Most of the customers who have services within São Paulo DC experienced a network outage yesterday (February 13, 2020). It led to a complete blackout for some of the services. Firstly, please accept our apologies for any inconvenience caused and secondly I would like to give a full chronology of this incident we have faced. Then I will brief what steps we will take to prevent those types of outages.
February 13, 2020 (Time zone GMT +0)
8:00 AM, we have received an alert from our monitoring center, that SAO location is down. After closer investigation, we have noticed that some of the racks were accessible where Bare-Metal Servers colocated.
9:00 AM, we have decided to reboot the core router.
11:00 AM, we have received a confirmation that the router reboot initiated.
5:00 PM, we gained access to the router and switches.
9:00 PM, we have diagnosed that router obtained the default settings and that switch ports lost its configuration. Some of the links we have successfully recovered, but some of them were not able to recover.
February 14, 2020 (Time zone GMT +0)
1:00 AM, we have made a decision not to waste any more time and decided to deploy the configuration on the alternative router we have onsite and investigate the problem with the current router later.
5:00 AM, all links were relocated to the alternative routers, but after some time, we have noticed that we have lost connectivity again with the DC.
6:00 AM, we have requested access to the routers again.
7:00 AM, we have gained access to the routers again. After that noticed that it was a misconfiguration in some of the configs.
At 8:00 AM, all of the services restored.
We are still carrying out the investigation and taking the necessary measures to prevent this from happening again.
Since the network infrastructure is running on Extreme Networks hardware (previous Brocade), we will swap all the network gear to Juniper. We had some incidents previously regarding the Extreme Networks gear, but since we have planned to do the upgrade in April, we will push this upgrade sooner. We can expect some downtimes during the updates, but they will be minimal, and in some cases, the upgrade will have no impact on the running services. Two cross-connects are between every rack for redundancy.
The next thing we will introduce is the KVM switch, which will allow us to connect to the infrastructure even if it’s down since we have spent a pretty large amount of time communicating between two continents fixing the problem. It allows connecting to the site straight away without any need of connecting the KVM over IP device with the help of remote hands to gain access to the network switches or routers. It will be a standard for all of our locations, but we will introduce this to the most critical ones first.

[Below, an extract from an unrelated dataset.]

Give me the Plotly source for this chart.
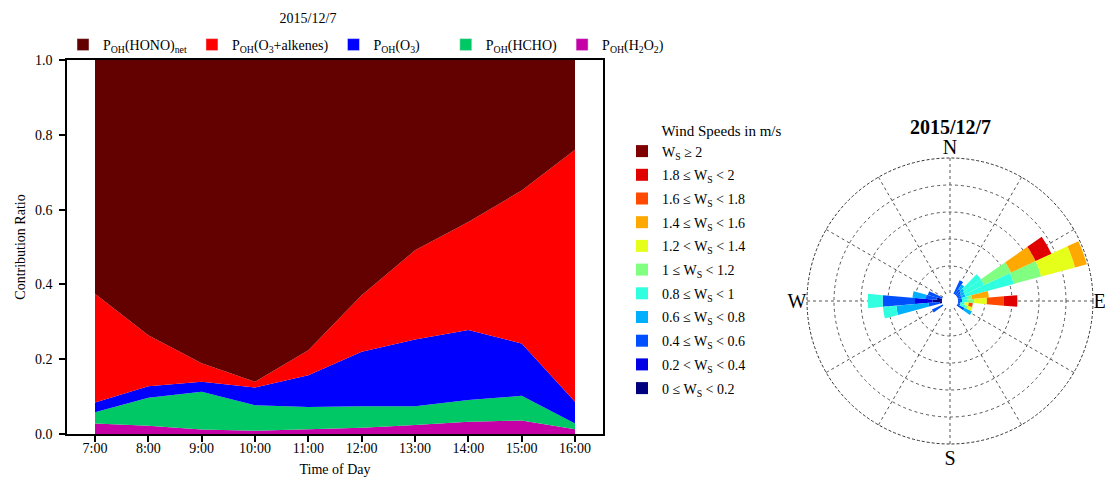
import plotly.graph_objects as go

# ---------------- Area chart data ----------------
hours = ["7:00", "8:00", "9:00", "10:00", "11:00", "12:00", "13:00", "14:00", "15:00", "16:00"]
p_h2o2 = [0.028, 0.022, 0.012, 0.009, 0.013, 0.017, 0.024, 0.033, 0.036, 0.013]
p_hcho = [0.030, 0.075, 0.101, 0.068, 0.059, 0.057, 0.050, 0.058, 0.066, 0.015]
p_o3 = [0.026, 0.031, 0.027, 0.047, 0.085, 0.146, 0.179, 0.187, 0.140, 0.058]
p_o3_alkenes = [0.291, 0.136, 0.049, 0.016, 0.067, 0.151, 0.238, 0.289, 0.409, 0.674]
p_hono = [0.625, 0.736, 0.811, 0.860, 0.776, 0.629, 0.509, 0.433, 0.349, 0.240]

NB = "\u00a0"
area_names = ["P<sub>OH</sub>(H<sub>2</sub>O<sub>2</sub>)", "P<sub>OH</sub>(HCHO)",
              "P<sub>OH</sub>(O<sub>3</sub>)" + NB * 6, "P<sub>OH</sub>(O<sub>3</sub>+alkenes)",
              "P<sub>OH</sub>(HONO)<sub>net</sub>"]
area_colors = ["#C400A6", "#00C864", "#0000FF", "#FF0000", "#630000"]

# ---------------- Wind rose data ----------------
directions = [30, 40, 50, 60, 70, 80, 90, 100, 110, 120, 240, 260, 270, 280, 290]
ws_0_02 = [0, 0, 0, 0, 0, 0, 0, 0, 0, 0, 0, 0.10, 0.35, 0.20, 0]
ws_02_04 = [0, 0, 0, 0, 0, 0, 0, 0, 0, 0, 0, 0, 0.65, 0, 0]
ws_04_06 = [0.55, 0.25, 0.20, 0.15, 0.15, 0.15, 0.15, 0.10, 0.10, 0.30, 0.44, 0.40, 1.20, 0.40, 0.55]
ws_06_08 = [0, 0.20, 0.15, 0.15, 0.15, 0, 0, 0, 0, 0.30, 0, 1.20, 0, 0.50, 0]
ws_08_1 = [0, 0, 0.75, 0.80, 1.85, 0.20, 0.20, 0.15, 0.20, 0, 0, 0.50, 0.55, 0, 0]
ws_1_12 = [0, 0, 0, 1.10, 1.05, 0.17, 0.25, 0, 0.10, 0, 0, 0, 0, 0, 0]
ws_12_14 = [0, 0, 0, 0, 1.30, 0, 0.47, 0.15, 0.17, 0, 0, 0, 0, 0, 0]
ws_14_16 = [0, 0, 0, 1.00, 0.45, 0.63, 0, 0, 0, 0, 0, 0, 0, 0, 0]
ws_16_18 = [0, 0, 0, 0, 0, 0, 0.63, 0.15, 0, 0, 0, 0, 0, 0, 0]
ws_18_2 = [0, 0, 0, 0.65, 0, 0, 0.50, 0, 0, 0, 0, 0, 0, 0, 0]
ws_ge_2 = [0] * 15

ws_bins = [ws_0_02, ws_02_04, ws_04_06, ws_06_08, ws_08_1, ws_1_12,
           ws_12_14, ws_14_16, ws_16_18, ws_18_2, ws_ge_2]
ws_labels = ["0 ≤ W<sub>S</sub> < 0.2", "0.2 < W<sub>S</sub> < 0.4", "0.4 ≤ W<sub>S</sub> < 0.6",
             "0.6 ≤ W<sub>S</sub> < 0.8", "0.8 ≤ W<sub>S</sub> < 1", "1 ≤ W<sub>S</sub> < 1.2",
             "1.2 < W<sub>S</sub> < 1.4", "1.4 ≤ W<sub>S</sub> < 1.6", "1.6 ≤ W<sub>S</sub> < 1.8",
             "1.8 ≤ W<sub>S</sub> < 2", "W<sub>S</sub> ≥ 2"]
ws_colors = ["#00007F", "#0000E6", "#0050FF", "#00B0FF", "#30FFE0", "#80FF80",
             "#E6FF1A", "#FFA800", "#FF4A00", "#E00000", "#7F0000"]

FONT = "Liberation Serif"
W, H = 1113, 482
OFF = 8  # page body margin: figure is drawn 8 px right and down


def px(x):
    return (x - OFF) / W


def py(y):
    return 1 - (y - OFF) / H


fig = go.Figure()

for name, vals, col in zip(area_names, [p_h2o2, p_hcho, p_o3, p_o3_alkenes, p_hono], area_colors):
    fig.add_trace(go.Scatter(x=hours, y=vals, name=name, stackgroup="one", mode="none",
                             fillcolor=col, showlegend=False, hoverinfo="skip"))
    # legend swatch (square) for the area series
    fig.add_trace(go.Bar(x=[None], y=[None], name=name, marker=dict(color=col),
                         legend="legend", showlegend=True))

n_ws = len(ws_bins)
for i, (lab, vals, col) in enumerate(zip(ws_labels, ws_bins, ws_colors)):
    fig.add_trace(go.Barpolar(r=vals, theta=directions, width=[10] * len(directions),
                              name=lab, marker=dict(color=col, line=dict(width=0)),
                              legend="legend2", legendgroup=f"ws{i}", legendrank=100 + n_ws - i,
                              subplot="polar"))

# geometry in page pixels (reference)
fx0, fx1, fy0, fy1 = 67, 603, 60, 434
cx, cy, R = 950, 301, 143

fig.update_layout(
    width=W, height=H,
    margin=dict(l=0, r=0, t=0, b=0, autoexpand=False),
    paper_bgcolor="white", plot_bgcolor="white",
    font=dict(family=FONT, size=14, color="black"),
    title=dict(text="2015/12/7", x=px(308), y=py(18), xanchor="center", yanchor="middle",
               font=dict(family=FONT, size=14)),
    xaxis=dict(domain=[px(fx0), px(fx1)], type="category", range=[-0.525, 9.525],
               showline=True, linecolor="black", linewidth=1.5, mirror=True,
               ticks="outside", ticklen=6, tickcolor="black", tickwidth=1.5,
               ticklabelstandoff=-6,
               showgrid=False, zeroline=False, automargin=False,
               tickfont=dict(size=14), title=dict(text="Time of Day", standoff=10, font=dict(size=14))),
    yaxis=dict(domain=[py(fy1), py(fy0)], range=[0, 1], tickvals=[0, 0.2, 0.4, 0.6, 0.8, 1.0],
               tickformat=".1f", showline=True, linecolor="black", linewidth=1.5, mirror=True,
               ticks="outside", ticklen=6, tickcolor="black", tickwidth=1.5,
               ticklabelstandoff=4,
               showgrid=False, zeroline=False, automargin=False,
               tickfont=dict(size=14), title=dict(text="Contribution Ratio", standoff=6, font=dict(size=14))),
    legend=dict(orientation="h", x=px(63), y=py(45), xanchor="left", yanchor="middle",
                traceorder="reversed", font=dict(size=14), bgcolor="rgba(0,0,0,0)"),
    legend2=dict(x=px(622), y=py(116), xanchor="left", yanchor="top",
                 traceorder="grouped", tracegroupgap=2.5, font=dict(size=14),
                 bgcolor="rgba(0,0,0,0)",
                 title=dict(text=NB * 10 + "Wind Speeds in m/s", side="top", font=dict(size=15))),
    polar=dict(
        domain=dict(x=[px(cx - R), px(cx + R)], y=[py(cy + R), py(cy - R)]),
        bgcolor="white", hole=0.056, barmode="stack",
        radialaxis=dict(range=[0, 5], tickvals=[1, 2, 3, 4], showticklabels=False, ticks="",
                        showline=False, gridcolor="#555555", gridwidth=0.8, griddash="3px,3px"),
        angularaxis=dict(rotation=90, direction="clockwise", tickvals=list(range(0, 360, 30)),
                         ticktext=["N", "", "", "E", "", "", "S", "", "", "W", "", ""],
                         tickfont=dict(family=FONT, size=20), ticks="", showline=False,
                         gridcolor="#555555", gridwidth=0.8, griddash="3px,3px"),
    ),
    # dashed outer ring of the rose, drawn on the polar domain square
    shapes=[dict(type="circle", xref="paper", yref="paper", layer="above",
                 x0=px(cx - R), x1=px(cx + R), y0=py(cy + R), y1=py(cy - R),
                 line=dict(color="#333333", width=1, dash="3px,2px"))],
    annotations=[dict(text="<b>2015/12/7</b>", x=px(cx), y=py(127), xref="paper", yref="paper",
                      showarrow=False, font=dict(family=FONT, size=20), xanchor="center", yanchor="middle")],
)

fig.write_html("out.html")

We will introduce the status page, where we will broadcast any updates and current statuses of the services. In other words, we will expose the monitoring of the services with the incident reports so that all communication and status updates would be in one place. We will introduce it by the end of next week or the beginning of the following.
Lastly, since we had a procedure to update the customers every two hours, we will reduce the time up to one hour if, in the unlikely event, something similar would happen.
Last year we had two major outages in São Paulo DC. It was due to the chopped CenturyLink fiber cable. We have learned from both of those outages what we need to fix. We have introduced additional upstream providers to blend the traffic better, and the same outage scenario will not happen. Last night’s outage showed us that we could rely on the systems that are proven to be working. That is why all of our locations have either MX960 or MX204 routers, which can handle the network correctly. The lesson learned, and at the same time, when our network engineering team is working on resuming services 100%, we in parallel organizing the shipment of the Juniper network gear to the DC.
We will update you once the status page is live, where we will notify all customers about the network equipment upgrade. Again, we sincerely apologize for the inconvenience caused, and we work hard to maintain quality assurance.
I want to thank and much appreciate, our network engineering team, our support team, and our head of infrastructure, Zilvinas Vaickus, for coordinating and fixing the issue.